I’m not going to get into all of it, but I’d highly recommend this book to anyone and everyone who struggles with food in any way (eating too much of it, not eating enough, eating it for comfort, eating it period).
So anyway, it made me realize that there are some foods I should really just stay away from and one of those is sugar. I haven’t sworn it off and I haven’t gone cold turkey, but I’m trying to avoid it as often as I can.
So I repeat, these muffins are not sweet.
I’m ok with that, but I wanted to make sure they didn’t let you down if you were going for sweetness :)
You could always experiment with adding mashed banana or sweeteners to the batter. I may give blueberry banana muffins a whirl next time.
You could also top these with butter and honey to sweeten them up.

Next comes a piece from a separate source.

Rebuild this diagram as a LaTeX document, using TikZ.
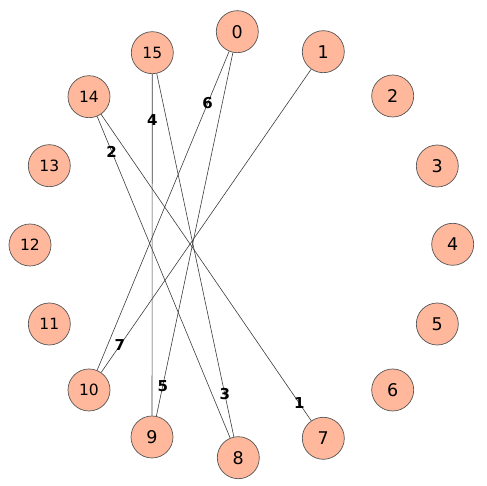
\documentclass[tikz,border=0pt]{standalone}
\usepackage{fontspec}
\setmainfont{DejaVu Sans}

\definecolor{nodefill}{RGB}{255,184,155}
\definecolor{nodeline}{RGB}{85,85,85}
\definecolor{edgeline}{RGB}{60,60,60}

\begin{document}
\begin{tikzpicture}[x=1pt,y=1pt,
    vertex/.style={circle,draw=nodeline,fill=nodefill,line width=0.7pt,
        minimum size=42pt,inner sep=0pt,font=\fontsize{17.5}{20}\selectfont},
    bigvertex/.style={vertex,font=\fontsize{15.5}{18}\selectfont},
    edge/.style={draw=edgeline,line width=0.6pt},
    elabel/.style={inner sep=0pt,font=\fontsize{15}{18}\selectfont\bfseries}]

% Page
\useasboundingbox (0,0) rectangle (487,486);

% Vertices
\foreach \i/\x/\y in {0/237.3/454.3, 1/323.3/434.3, 2/392.7/390, 3/437.3/320,
    4/452.7/241.7, 5/437.3/162, 6/392.7/96, 7/323.3/47.7, 8/238.3/28.3, 9/152/49}{
    \node[vertex] (v\i) at (\x,\y) {\i};
}

\foreach \i/\x/\y in {10/89/96, 11/49.3/162, 12/30/241, 13/49.3/320.3,
    14/89/389.3, 15/152.3/433.3}{
    \node[bigvertex] (v\i) at (\x,\y) {\i};
}

% Edges with weights
\foreach \a/\b/\w/\p in {14/7/1/0.943, 14/8/2/0.109, 15/8/3/0.883, 15/9/4/0.134,
    0/9/5/0.917, 0/10/6/0.163, 1/10/7/0.911}{
    \draw[edge] (v\a) -- (v\b) node[elabel,pos=\p] {\w};
}

\end{tikzpicture}
\end{document}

I won’t even tell the Paleo Police :)
One more disclaimer before I get into the recipe…
These are made in the microwave.
::hangs hippy head in shame::
Way back in 2008 I posted about the less than desirable aspects of microwave cooking and for the most part we totally avoid using our microwave. In fact, it permanently resides in the basement and is only used for leftovers if we’re in a hurry or too lazy to use the stove or oven.
But all of the mug muffin recipes I’ve browsed through online call for microwave baking so that’s what I did this morning. I’m thinking about making up a bigger batch of these and determining the correct time and temperature to bake them in the oven.
When I do I’ll update the recipe, but for now I’m posting it with the microwave instructions.
- ¼ cup almond flour (sometimes called almond meal)
- 1 tablespoon flax seed meal
- 1 egg
- ½ tsp pure vanilla extract
- 1 tsp baking powder
- dash of ground nutmeg
- 2 tsp coconut oil (melted)
- 1 handful of fresh blueberries
- Mix all ingredients in a small bowl.
- Divide batter into 3 paper muffin liners
- Place each filled muffin liner into a small ramekin or Pyrex pudding bowl (to preserve shape while "baking")
- Microwave for 2 minutes on high or until they feel firm when you press on the top.